>>>

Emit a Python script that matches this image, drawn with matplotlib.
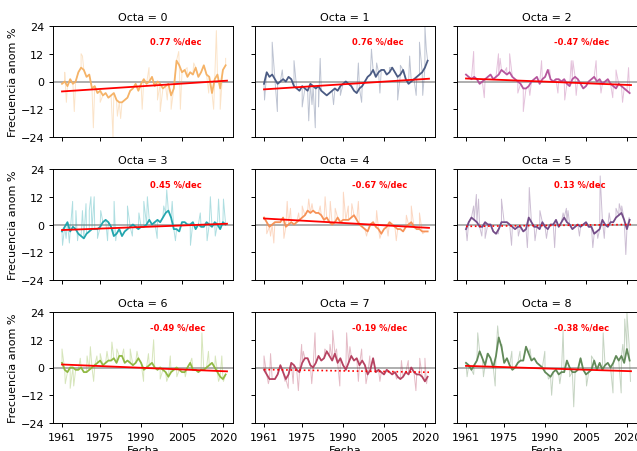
import numpy as np
import matplotlib
matplotlib.use("Agg")
import matplotlib.pyplot as plt

plt.rcParams['font.family'] = ['DejaVu Sans']

years = list(range(1961, 2022))

octas = [0, 1, 2, 3, 4, 5, 6, 7, 8]
colors = ["#f5b062", "#44557f", "#b3509a", "#1ba3ab", "#f68e51",
          "#6e4583", "#8cb63c", "#b33b5b", "#5b8552"]
trend_slope = [0.77, 0.76, -0.47, 0.45, -0.67, 0.13, -0.49, -0.19, -0.38]   # %/dec
trend_start = [-4.3, -3.4, 1.3, -2.4, 2.6, -0.8, 1.3, -0.9, 0.7]
trend_signif = [True, True, True, True, True, False, True, False, True]

# smoothed (thick) series, yearly reading 1961..2021
smooth_0 = [-1, 0, -2, 1, -1, 0, 4, 6, 5, 2, 3, -3, -2, -5, -4, -6, -5, -7, -6, -5,
            -8, -9, -9, -8, -7, -4, -3, -1, -4, -1, 1, -1, 0, 2, -2, 0, -1, -3, -2, -1,
            -6, -3, 9, 7, 4, 5, 2, 4, 3, 6, 2, 4, 7, 3, 2, -5, 1, 3, -3, 5, 7]
smooth_1 = [-1, 4, 2, 3, 1, -1, 0, 1, 0, 2, 1, -2, -3, -4, -2, -3, -4, -1, -2, -3,
            -2, -4, -5, -6, -5, -4, -3, -4, -2, -1, 0, -1, -2, -4, -5, -3, -2, 0, 2, 3,
            5, 2, 4, 5, 5, 3, 4, 6, 4, 2, 3, 5, 1, -1, 0, 1, 2, 3, 4, 6, 9]
smooth_2 = [3, 2, 1, 2, 1, -1, 0, 1, 2, 3, 1, 2, 3, 5, 4, 3, 4, 2, 1, 0,
            -1, -3, -3, -2, 0, 1, 2, -1, 1, 2, 5, 1, 0, 1, 1, 0, 1, -1, -2, 1,
            2, 1, -1, -3, -2, 0, 1, 2, 0, 1, -1, 0, 1, -1, -2, -3, -1, -2, -3, -4, -5]
smooth_3 = [-3, -1, 1, -3, -1, -2, -4, -5, -6, -4, -3, -2, -2, -2, -1, 1, 2, 1, -1, -5,
            -4, -2, -5, -3, -2, -1, 0, -1, -2, -1, -1, 0, 2, 0, 1, 2, 1, 3, 5, 6,
            3, -2, -2, -3, 1, 1, 0, 0, 1, -2, 0, -1, -1, 1, 0, -1, 1, 0, -2, 1, 0]
smooth_4 = [3, 1, -1, 0, 1, 1, 1, 3, -1, 0, 1, 0, 1, 2, 3, 4, 6, 5, 6, 5,
            5, 4, 2, 3, 1, 0, 1, 3, 1, 2, 2, 2, 3, 4, 2, 0, -1, -2, -3, 0,
            1, -1, -2, -4, -2, -1, 1, 0, -1, -2, -2, -3, -1, 0, 1, -1, -2, -2, -3, -3, -3]
smooth_5 = [-2, 1, 3, 2, 1, -1, -1, 1, 0, 0, -3, -4, -2, 1, 1, 1, 0, -1, -2, -1,
            -1, -3, -2, 3, 1, -1, -1, -2, 1, -1, -2, 0, 0, 2, -1, 1, 3, 1, 0, -2,
            -1, 0, -1, 0, 1, -1, -1, -4, -3, -2, 2, 0, -1, 1, 1, 3, 4, 5, 2, -2, 2]
smooth_6 = [2, -1, -2, 0, 0, -1, -1, 0, -2, -2, -1, 0, 1, 2, 3, 1, 2, 3, 3, 4,
            2, 5, 5, 2, 3, 2, 1, 2, 4, 2, -1, 0, 1, 2, 0, -1, 0, -1, -2, -4,
            -2, -1, 0, -1, -2, -2, 0, 2, -1, -1, -2, -1, -1, 0, 1, 2, 0, -2, -4, -5, -3]
smooth_7 = [-1, -3, -5, -5, -5, -3, 1, -2, -5, -3, 2, 1, -1, -2, 2, 4, 4, 1, 0, 2,
            5, 3, 4, 7, 5, 3, 6, 2, 4, 1, -1, 2, 5, 3, 4, 1, 3, 1, -3, -1,
            4, -2, -1, -2, -3, -1, -2, -3, -2, -4, -5, -4, -2, -3, 0, -2, -3, -3, -4, -6, -4]
smooth_8 = [2, 1, -1, 1, 3, 7, 4, 1, 6, 4, 0, 5, 13, 9, 2, 4, 1, -1, 0, 2,
            3, 3, 9, 6, 3, 4, 2, 1, 0, -2, -3, -4, -2, -1, -3, -2, -2, 3, 0, -2,
            -2, -1, 4, -1, -3, -2, -1, 3, -1, 2, -1, 1, 2, 0, 2, 5, 3, 5, 2, 8, 3]

# monthly extremes of the raw (thin) series: (fractional year, anomaly %)
spikes_0 = [(1962.0, 4), (1962.6, -9), (1965.5, -13), (1968.0, 12), (1968.5, 11), (1972.5, -20),
            (1975.0, -9), (1979.7, -24), (1981.3, -15), (1982.5, -16), (1990.4, -12), (1992.9, 6),
            (1996.0, -8), (1997.0, -13), (1999.6, -8), (2001.0, -12), (2003.8, 13), (2004.4, -12),
            (2006.9, 6), (2009.3, 8), (2013.0, 7), (2014.8, -5), (2016.6, -12), (2017.6, 22),
            (2019.0, -12), (2021.0, 10)]
spikes_1 = [(1961.2, -8), (1964.0, 17), (1965.9, -13), (1967.7, 5), (1972.0, 9), (1975.0, -11),
            (1977.4, -17), (1978.6, -10), (1979.8, -20), (1981.0, -11), (1981.6, 10), (1986.5, -10),
            (1989.0, -6), (1995.6, 8), (1996.8, -9), (2000.4, 14), (2002.3, 8), (2003.5, -5),
            (2007.0, 6), (2010.0, -8), (2011.0, 7), (2014.4, 11), (2016.8, -6), (2018.0, 17),
            (2019.2, -6), (2020.0, 24), (2020.5, 14)]
spikes_2 = [(1963.8, 13), (1967.7, -7), (1972.9, 12), (1973.5, 10), (1975.9, 6), (1977.0, 12),
            (1980.0, -5), (1982.0, -13), (1984.4, -6), (1988.7, 9), (1991.7, 5), (1994.7, -5),
            (1997.2, -8), (1999.6, 9), (2000.2, 9), (2001.4, -6), (2008.7, 9), (2010.5, -5),
            (2014.8, -7), (2016.0, 5), (2018.4, -9), (2020.6, 6)]
spikes_3 = [(1961.2, -9), (1962.5, -6), (1963.7, -8), (1964.9, 10), (1966.1, 6), (1966.7, -7),
            (1968.5, 6), (1969.8, 9), (1971.0, 6), (1971.6, 12), (1972.8, 12), (1974.0, -6),
            (1975.2, 6), (1977.7, -7), (1980.1, 10), (1980.7, -7), (1985.0, 8), (1986.8, -5),
            (1989.2, 5), (1991.0, 10), (1992.3, 12), (1995.9, -6), (1998.3, 8), (1999.4, 15),
            (2001.4, 10), (2002.6, -7), (2008.1, -9), (2011.7, 5), (2014.2, -7), (2015.4, 12),
            (2017.2, -5), (2018.4, 11), (2020.2, 11)]
spikes_4 = [(1962.0, -4), (1963.4, -5), (1964.6, -8), (1968.3, -6), (1969.5, 10), (1970.7, 7),
            (1973.7, 5), (1975.0, 8), (1977.4, 11), (1978.6, 9), (1981.6, 8), (1983.4, 12),
            (1985.3, 10), (1987.1, 7), (1990.1, 14), (1991.9, 8), (1993.2, 9), (1995.6, 10),
            (1998.6, -5), (2002.3, 6), (2003.5, -6), (2006.5, -5), (2009.5, -7), (2013.2, 4),
            (2015.0, 8), (2018.0, 5), (2019.2, -4)]
spikes_5 = [(1961.4, -7), (1963.8, 8), (1964.8, 13), (1965.6, 11), (1966.8, -5), (1968.0, -6),
            (1972.9, -4), (1974.0, 11), (1977.7, -9), (1980.2, -5), (1983.5, -10), (1984.2, 16),
            (1986.3, -7), (1988.1, 6), (1990.5, -6), (1993.5, -10), (1996.6, 5), (1997.8, 7),
            (1998.4, 6), (2002.6, -5), (2007.5, -10), (2009.3, -6), (2010.2, 21), (2011.7, -6),
            (2013.5, 5), (2016.0, 7), (2017.2, 9), (2018.1, 8), (2019.6, -13), (2020.8, 3)]
spikes_6 = [(1961.0, 8), (1962.2, -7), (1964.0, -9), (1965.3, -8), (1967.7, 4), (1970.2, 5),
            (1971.4, 9), (1972.6, -6), (1973.8, 5), (1975.0, 6), (1977.5, 7), (1979.3, 11),
            (1981.1, 8), (1983.6, 8), (1986.0, 8), (1988.5, 7), (1990.9, -6), (1992.7, 6),
            (1994.6, 12), (1997.0, -5), (1999.4, -6), (2000.7, 5), (2003.1, -4), (2006.2, -4),
            (2008.6, 4), (2012.3, 15), (2014.7, 7), (2017.2, 5), (2018.4, -6), (2019.6, 5),
            (2020.2, -6)]
spikes_7 = [(1961.0, 5), (1962.6, -7), (1963.4, 6), (1965.0, -5), (1968.7, -6), (1969.9, -9),
            (1971.7, -7), (1973.6, -10), (1974.8, 10), (1975.4, 7), (1978.5, -7), (1979.7, 15),
            (1983.3, 8), (1985.2, 10), (1986.2, 16), (1987.6, 8), (1988.8, -8), (1991.3, 15),
            (1992.5, 9), (1995.6, -6), (1996.8, 8), (1998.4, -7), (1999.8, 5), (2003.5, -6),
            (2009.6, -5), (2011.4, 3), (2013.9, 3), (2016.7, -10), (2018.1, 4), (2020.0, 4),
            (2020.6, -7)]
spikes_8 = [(1961.4, -4), (1963.8, -3), (1965.3, 15), (1967.4, -4), (1968.7, 6), (1971.7, -8),
            (1972.6, 18), (1974.1, 10), (1977.8, 7), (1980.8, 7), (1984.5, 8), (1989.9, 7),
            (1991.2, -5), (1992.4, -12), (1995.4, -7), (1996.6, 16), (1999.0, -4), (2000.5, -17),
            (2005.2, -8), (2007.0, 5), (2011.3, 15), (2014.9, -11), (2016.3, 5), (2017.9, -11),
            (2018.5, 10), (2019.2, 21), (2020.0, 24), (2020.8, 10), (2021.3, -6)]

smooth = [smooth_0, smooth_1, smooth_2, smooth_3, smooth_4, smooth_5, smooth_6, smooth_7, smooth_8]
spikes = [spikes_0, spikes_1, spikes_2, spikes_3, spikes_4, spikes_5, spikes_6, spikes_7, spikes_8]

xticks = [1961, 1975, 1990, 2005, 2020]
yticks = [-24, -12, 0, 12, 24]

W, H = 6.37, 4.52
fig = plt.figure(figsize=(W, H), dpi=100)
lefts = [53, 255, 457]
bottoms_top = [27, 170, 313]
aw, ah = 180, 111

axes = []
for i, o in enumerate(octas):
    r, c = divmod(i, 3)
    rect = [lefts[c] / 637, (452 - bottoms_top[r] - ah) / 452, aw / 637, ah / 452]
    ax = fig.add_axes(rect)
    axes.append(ax)
    col = colors[i]
    yrs = np.array(years, dtype=float)
    sm = np.array(smooth[i], dtype=float)
    sx = np.array([s[0] for s in spikes[i]])
    sy = np.array([s[1] for s in spikes[i]], dtype=float)
    tx = np.concatenate([yrs, sx])
    ty = np.concatenate([sm, sy])
    order = np.argsort(tx, kind="stable")
    ax.plot(tx[order], ty[order], color=col, lw=0.7, alpha=0.35, zorder=2)
    ax.axhline(0, color="#999999", lw=1.1, zorder=1)
    ax.plot(yrs, sm, color=col, lw=1.3, alpha=0.95, zorder=3)
    tr_x = np.array([1961.0, 2021.5])
    tr_y = trend_start[i] + trend_slope[i] * (tr_x - 1961.0) / 10.0
    ax.plot(tr_x, tr_y, color="red", lw=1.3 if trend_signif[i] else 1.2,
            ls="-" if trend_signif[i] else ":", zorder=4)
    ax.text(0.54, 0.865, f"{trend_slope[i]:.2f} %/dec", transform=ax.transAxes,
            color="red", fontsize=6, fontweight="bold", ha="left", va="center")
    ax.set_title(f"Octa = {o}", fontsize=8, pad=4)
    ax.set_xlim(1957.7, 2023.7)
    ax.set_ylim(-24, 24)
    ax.set_xticks(xticks)
    ax.set_yticks(yticks)
    ax.tick_params(labelsize=8, length=3, width=0.7)
    for sp in ax.spines.values():
        sp.set_linewidth(0.7)
    if c == 0:
        ax.set_ylabel("Frecuencia anom %", fontsize=8, labelpad=2)
    else:
        ax.tick_params(labelleft=False)
    if r == 2:
        ax.set_xlabel("Fecha", fontsize=8, labelpad=2)
    else:
        ax.tick_params(labelbottom=False)

fig.savefig("out.png", dpi=100)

<<<

Without any pictures, reproduce the lines from the first one in the material through the line that has "True, False, True]", exactly as they appear.

Emit a Python script that matches this image, drawn with matplotlib.
import numpy as np
import matplotlib
matplotlib.use("Agg")
import matplotlib.pyplot as plt

plt.rcParams['font.family'] = ['DejaVu Sans']

years = list(range(1961, 2022))

octas = [0, 1, 2, 3, 4, 5, 6, 7, 8]
colors = ["#f5b062", "#44557f", "#b3509a", "#1ba3ab", "#f68e51",
          "#6e4583", "#8cb63c", "#b33b5b", "#5b8552"]
trend_slope = [0.77, 0.76, -0.47, 0.45, -0.67, 0.13, -0.49, -0.19, -0.38]   # %/dec
trend_start = [-4.3, -3.4, 1.3, -2.4, 2.6, -0.8, 1.3, -0.9, 0.7]
trend_signif = [True, True, True, True, True, False, True, False, True]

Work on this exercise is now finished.